The Saratoga Sun -

'Miracles still happen'


Erik Gantt

Becky Backen shares her miraculous journey in the new book "It's a God Thing, Volume 2: When Miracles Happen to Everyday People".

"With God it is all personal, He finds us where we live," said Saratoga resident Becky Backen.

Backen was hit by a train as a child. She not only lived to tell the tale, but has lived a wonderful life. Her story was recently published as a chapter in "It's a God Thing, Volume 2: When Miracles Happen to Everyday People."

Backen was in her father's semi-truck when they stalled on railroad tracks in Fresno, Calif. on June 7, 1973. She was one week shy of her 13th birthday. While stalled on the tracks, a train hit her side of the truck at approximately 60 miles per hour.

The medics found her face down in a ditch about 50 yards from the road, her injuries were extensive. She had several broken bones in her face, a detached right eye, broken ribs, a collapsed lung, broken thigh, a crushed ankle and had lost most of the muscle and shin bone on her lower right leg. On top of that, the doctors said her brain injuries would leave her in a permanent vegetative state, if she lived.

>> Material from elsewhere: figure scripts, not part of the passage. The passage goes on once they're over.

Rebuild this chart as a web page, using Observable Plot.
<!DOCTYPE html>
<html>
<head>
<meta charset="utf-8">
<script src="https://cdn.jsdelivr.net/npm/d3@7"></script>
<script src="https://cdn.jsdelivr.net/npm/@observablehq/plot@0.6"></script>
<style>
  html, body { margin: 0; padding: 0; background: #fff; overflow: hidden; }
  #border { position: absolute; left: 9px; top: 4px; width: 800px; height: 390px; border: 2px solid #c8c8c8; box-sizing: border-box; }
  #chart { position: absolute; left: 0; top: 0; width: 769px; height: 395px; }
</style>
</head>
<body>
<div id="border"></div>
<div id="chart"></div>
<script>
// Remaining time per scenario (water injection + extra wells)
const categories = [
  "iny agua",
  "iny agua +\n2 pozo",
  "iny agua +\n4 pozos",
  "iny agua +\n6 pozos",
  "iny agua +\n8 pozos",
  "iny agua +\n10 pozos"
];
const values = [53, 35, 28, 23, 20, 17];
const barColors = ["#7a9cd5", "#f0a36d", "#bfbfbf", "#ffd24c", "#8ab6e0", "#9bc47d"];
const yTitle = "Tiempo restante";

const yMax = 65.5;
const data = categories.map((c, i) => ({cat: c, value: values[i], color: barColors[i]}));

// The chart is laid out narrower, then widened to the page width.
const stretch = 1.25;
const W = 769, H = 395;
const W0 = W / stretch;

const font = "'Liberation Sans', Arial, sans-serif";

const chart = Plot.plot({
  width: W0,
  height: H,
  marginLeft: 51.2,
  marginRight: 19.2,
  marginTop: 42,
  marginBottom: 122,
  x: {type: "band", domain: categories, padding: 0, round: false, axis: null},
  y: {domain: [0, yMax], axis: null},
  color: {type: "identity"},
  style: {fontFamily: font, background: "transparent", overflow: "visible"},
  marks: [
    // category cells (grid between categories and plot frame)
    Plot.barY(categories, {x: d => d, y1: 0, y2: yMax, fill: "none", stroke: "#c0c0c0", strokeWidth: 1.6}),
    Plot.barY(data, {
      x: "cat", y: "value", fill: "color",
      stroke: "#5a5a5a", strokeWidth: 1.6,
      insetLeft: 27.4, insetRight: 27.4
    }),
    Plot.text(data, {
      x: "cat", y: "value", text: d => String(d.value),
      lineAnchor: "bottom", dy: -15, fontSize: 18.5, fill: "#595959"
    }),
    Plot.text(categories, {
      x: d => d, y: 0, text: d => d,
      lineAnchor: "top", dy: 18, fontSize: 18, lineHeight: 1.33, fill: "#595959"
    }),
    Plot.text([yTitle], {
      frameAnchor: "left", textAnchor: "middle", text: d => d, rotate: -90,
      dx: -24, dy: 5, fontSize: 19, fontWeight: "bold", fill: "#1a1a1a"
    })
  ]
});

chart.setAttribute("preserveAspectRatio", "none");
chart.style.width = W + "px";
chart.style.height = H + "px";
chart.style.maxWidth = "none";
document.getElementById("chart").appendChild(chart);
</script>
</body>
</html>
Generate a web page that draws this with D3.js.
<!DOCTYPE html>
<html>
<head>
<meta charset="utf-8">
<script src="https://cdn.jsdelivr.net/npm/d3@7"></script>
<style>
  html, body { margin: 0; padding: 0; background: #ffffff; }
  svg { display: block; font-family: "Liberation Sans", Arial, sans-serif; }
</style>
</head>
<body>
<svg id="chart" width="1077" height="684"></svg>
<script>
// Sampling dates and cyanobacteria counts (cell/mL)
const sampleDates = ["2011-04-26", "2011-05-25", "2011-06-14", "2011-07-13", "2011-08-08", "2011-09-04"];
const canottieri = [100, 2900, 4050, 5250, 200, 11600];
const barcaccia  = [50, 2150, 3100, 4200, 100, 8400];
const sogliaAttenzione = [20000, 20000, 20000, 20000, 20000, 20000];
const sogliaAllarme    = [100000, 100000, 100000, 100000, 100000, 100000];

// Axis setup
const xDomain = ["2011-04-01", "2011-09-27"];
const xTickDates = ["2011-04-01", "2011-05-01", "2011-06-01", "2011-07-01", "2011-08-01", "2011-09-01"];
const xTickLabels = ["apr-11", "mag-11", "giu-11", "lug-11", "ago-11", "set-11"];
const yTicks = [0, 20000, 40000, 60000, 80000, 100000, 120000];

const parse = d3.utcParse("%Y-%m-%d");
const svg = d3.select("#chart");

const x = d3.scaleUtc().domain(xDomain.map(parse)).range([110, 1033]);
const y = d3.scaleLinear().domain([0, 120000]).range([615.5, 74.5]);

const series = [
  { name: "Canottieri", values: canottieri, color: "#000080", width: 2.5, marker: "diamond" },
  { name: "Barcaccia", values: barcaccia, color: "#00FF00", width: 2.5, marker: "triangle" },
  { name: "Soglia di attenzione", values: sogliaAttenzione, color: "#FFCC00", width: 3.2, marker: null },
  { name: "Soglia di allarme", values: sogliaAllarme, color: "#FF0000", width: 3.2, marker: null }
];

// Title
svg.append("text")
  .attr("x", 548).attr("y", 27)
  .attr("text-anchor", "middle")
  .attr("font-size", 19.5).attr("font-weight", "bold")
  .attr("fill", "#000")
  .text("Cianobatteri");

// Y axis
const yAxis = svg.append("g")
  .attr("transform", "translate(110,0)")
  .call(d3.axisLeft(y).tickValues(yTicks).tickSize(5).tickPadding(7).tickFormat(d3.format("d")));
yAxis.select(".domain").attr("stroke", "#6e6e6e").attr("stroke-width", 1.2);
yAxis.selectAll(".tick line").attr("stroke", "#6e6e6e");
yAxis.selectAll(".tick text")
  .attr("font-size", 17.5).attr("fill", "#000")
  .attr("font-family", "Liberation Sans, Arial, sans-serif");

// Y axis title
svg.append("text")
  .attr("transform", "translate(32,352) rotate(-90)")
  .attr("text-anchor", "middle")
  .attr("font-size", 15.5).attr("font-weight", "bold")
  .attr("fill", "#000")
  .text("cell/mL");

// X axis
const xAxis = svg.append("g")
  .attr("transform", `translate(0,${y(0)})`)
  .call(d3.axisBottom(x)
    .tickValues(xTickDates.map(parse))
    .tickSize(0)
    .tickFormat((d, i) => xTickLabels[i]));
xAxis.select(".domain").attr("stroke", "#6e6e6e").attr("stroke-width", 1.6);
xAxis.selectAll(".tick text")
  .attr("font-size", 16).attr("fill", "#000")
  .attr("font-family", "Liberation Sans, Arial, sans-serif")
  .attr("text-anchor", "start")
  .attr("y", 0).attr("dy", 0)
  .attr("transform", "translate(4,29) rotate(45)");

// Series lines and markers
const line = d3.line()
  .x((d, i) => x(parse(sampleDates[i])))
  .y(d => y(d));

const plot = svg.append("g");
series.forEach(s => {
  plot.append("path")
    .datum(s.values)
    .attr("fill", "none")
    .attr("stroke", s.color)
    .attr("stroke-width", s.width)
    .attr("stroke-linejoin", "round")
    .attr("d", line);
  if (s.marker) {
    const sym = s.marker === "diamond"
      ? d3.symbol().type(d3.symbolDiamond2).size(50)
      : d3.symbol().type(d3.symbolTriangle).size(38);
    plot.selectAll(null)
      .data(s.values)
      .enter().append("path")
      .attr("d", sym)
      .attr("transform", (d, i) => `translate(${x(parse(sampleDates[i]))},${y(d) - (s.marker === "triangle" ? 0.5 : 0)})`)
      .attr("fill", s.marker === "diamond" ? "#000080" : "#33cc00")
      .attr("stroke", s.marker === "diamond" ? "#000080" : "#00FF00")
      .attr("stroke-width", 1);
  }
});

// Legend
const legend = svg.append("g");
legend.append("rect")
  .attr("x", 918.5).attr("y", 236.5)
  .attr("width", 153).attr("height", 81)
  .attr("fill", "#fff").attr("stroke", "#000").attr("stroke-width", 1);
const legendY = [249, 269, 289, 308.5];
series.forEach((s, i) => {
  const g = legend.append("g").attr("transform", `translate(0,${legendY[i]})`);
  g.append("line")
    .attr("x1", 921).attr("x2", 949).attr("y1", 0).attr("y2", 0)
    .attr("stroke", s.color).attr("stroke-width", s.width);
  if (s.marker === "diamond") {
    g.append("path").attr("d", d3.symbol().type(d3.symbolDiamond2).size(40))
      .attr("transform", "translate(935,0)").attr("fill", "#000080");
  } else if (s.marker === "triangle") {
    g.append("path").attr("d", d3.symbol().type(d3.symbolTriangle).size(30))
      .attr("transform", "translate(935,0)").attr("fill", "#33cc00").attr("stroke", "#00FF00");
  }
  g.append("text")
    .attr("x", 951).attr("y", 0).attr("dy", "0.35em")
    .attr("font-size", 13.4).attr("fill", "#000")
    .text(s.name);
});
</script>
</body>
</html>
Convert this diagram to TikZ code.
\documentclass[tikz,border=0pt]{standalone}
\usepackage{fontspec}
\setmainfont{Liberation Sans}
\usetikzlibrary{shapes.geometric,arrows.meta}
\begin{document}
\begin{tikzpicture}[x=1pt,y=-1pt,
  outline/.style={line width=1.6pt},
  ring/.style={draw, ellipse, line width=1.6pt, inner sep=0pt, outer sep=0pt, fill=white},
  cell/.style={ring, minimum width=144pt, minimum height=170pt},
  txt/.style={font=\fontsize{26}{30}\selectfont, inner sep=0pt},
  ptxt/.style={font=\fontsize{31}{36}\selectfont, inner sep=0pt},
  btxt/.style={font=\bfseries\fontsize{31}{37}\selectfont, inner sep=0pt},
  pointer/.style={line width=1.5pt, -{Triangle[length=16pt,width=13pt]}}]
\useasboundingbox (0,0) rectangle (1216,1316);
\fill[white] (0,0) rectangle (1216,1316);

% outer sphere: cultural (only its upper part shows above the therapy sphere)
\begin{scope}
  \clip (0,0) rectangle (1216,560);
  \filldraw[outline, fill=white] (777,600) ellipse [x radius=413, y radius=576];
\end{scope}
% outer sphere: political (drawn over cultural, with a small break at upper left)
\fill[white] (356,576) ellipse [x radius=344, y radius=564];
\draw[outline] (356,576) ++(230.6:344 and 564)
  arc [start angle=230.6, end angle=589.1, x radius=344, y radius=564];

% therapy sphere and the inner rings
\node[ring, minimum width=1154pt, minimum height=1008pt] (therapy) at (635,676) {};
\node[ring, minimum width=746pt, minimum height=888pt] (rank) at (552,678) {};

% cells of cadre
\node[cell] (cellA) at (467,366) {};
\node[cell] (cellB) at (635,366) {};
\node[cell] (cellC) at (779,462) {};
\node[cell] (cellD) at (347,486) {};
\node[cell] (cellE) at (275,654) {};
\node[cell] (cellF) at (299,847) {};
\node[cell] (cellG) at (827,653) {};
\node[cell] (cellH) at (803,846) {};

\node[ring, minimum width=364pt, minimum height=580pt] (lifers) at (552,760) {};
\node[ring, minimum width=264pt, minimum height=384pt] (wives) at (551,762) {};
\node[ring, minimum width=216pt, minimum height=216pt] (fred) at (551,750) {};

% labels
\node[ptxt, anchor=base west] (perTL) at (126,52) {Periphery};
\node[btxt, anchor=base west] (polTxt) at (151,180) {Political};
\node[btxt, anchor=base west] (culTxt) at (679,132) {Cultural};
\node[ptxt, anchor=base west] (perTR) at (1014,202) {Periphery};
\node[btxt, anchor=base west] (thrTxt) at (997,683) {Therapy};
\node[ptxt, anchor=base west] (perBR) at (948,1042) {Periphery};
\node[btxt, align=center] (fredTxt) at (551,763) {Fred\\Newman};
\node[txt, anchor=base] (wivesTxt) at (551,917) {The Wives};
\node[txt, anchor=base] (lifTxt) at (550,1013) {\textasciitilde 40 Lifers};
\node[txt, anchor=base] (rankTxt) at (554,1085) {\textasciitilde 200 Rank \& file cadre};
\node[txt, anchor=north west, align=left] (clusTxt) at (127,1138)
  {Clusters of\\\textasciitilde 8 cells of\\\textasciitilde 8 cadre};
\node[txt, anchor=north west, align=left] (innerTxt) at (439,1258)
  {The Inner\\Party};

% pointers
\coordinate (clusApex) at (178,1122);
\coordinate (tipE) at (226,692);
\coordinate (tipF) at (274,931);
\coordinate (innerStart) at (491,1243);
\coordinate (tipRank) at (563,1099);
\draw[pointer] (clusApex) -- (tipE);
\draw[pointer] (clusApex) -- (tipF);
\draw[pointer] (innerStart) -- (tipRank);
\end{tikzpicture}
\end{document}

Backen said she told the story of being hit by a train and living with the aftermath many times over the years, but preparing the story for the book was the first time she had written it down.

Backen's heart stopped three times in the hospital, after the accident. While she was unconscious, Backen said she saw a glowing door. When she tried to open the door she was greeted by Joseph, who told her it was not her time to die. Joseph told her he would take her away when the pain got too bad, and he ended up visiting her three times.

Backen survived her injuries, but shows multiple scars from the accident, especially on her right leg.

Backen is now comfortable with her appearance, but there were times in the past when people made her feel bad about the way she looks. In one instance, when she was a teenager, Backen said she was wearing shorts at a grocery store when an old lady said "How dare you, how dare you make everybody look at that."

Backen has a sense of humor about her scars now. She has been known to tell people the massive scar on her right shin is from a shaving accident, and her dad used to tell people that he bit off her missing toe.

When asked what it feels like to be a published author, Backen said, "I'm just so tickled, I've been giggling,"

Backen said someone told her she should listen to K-LOVE radio, which she could only get streaming on the internet. When she visited the K-LOVE webpage, she saw an advertisement for people to submit stories of miracles that had happened to them.

Backen submitted a paragraph about her story late in 2013 and she was contacted by the publisher in January of 2014 asking for the full version of her story. After some editing and revisions Backen approved the draft of her story and it was published in the book.

When asked why she felt the urge to answer the call for stories from K-LOVE, Backen said "it's a good story about what I think God can do, miracles still happen ... and I said 'OK we'll talk about this one.'"

These days, Backen is very happy with her life. "I've got great kids, a great husband, life is good," she said.

Her broken pelvis left Backen with bone spurs that threatened to rupture her uterus if she became pregnant. On top of that, the doctors had told her the accident had made her sterile.

Despite the odds, Backen had her first daughter in 1989. When she went in for an ultrasound, fearing the worst, the bone spurs were gone. The doctors had no medical explanation for the disaapearence of the bone spurs. In 1991, Backen had a son and in 2003, another daughter.

Showing her sense of humor, Backen called the doctor when pregnant in 2002 because she was expecting symptoms of menopause, but felt something moving inside her. She told the doctor "you'd better check it out, it's either an octopus or a baby."

Backen has seen positive actions resulting from telling her story in the past. She rode in a bike-a-thon one time. After she completed the bike course, which was hard because of her leg injuries, an amputee in her neighborhood decided to start wearing his prosthetic leg. Soon after that, he started gardening again and began to live a more fulfilling life. He said that it was because he was inspired by her overcoming her injuries.

Faith and church are a still a regular part of Backen's life. She regularly attends Saratoga Alliance Church.

Backen has shared her story with her fellow church members, "Because to me it's miraculous, God touched me at least once and that's a miraculous thing."

Backen said she doesn't really give advice to people about how to deal with adversity but she does think, "I really believe that if you can stop looking at yourself all the time ... that helps. If you remove the focus from what you can't do and move the focus to what you still can do ... when we focus on our pain it just stays there. God finally let me move on."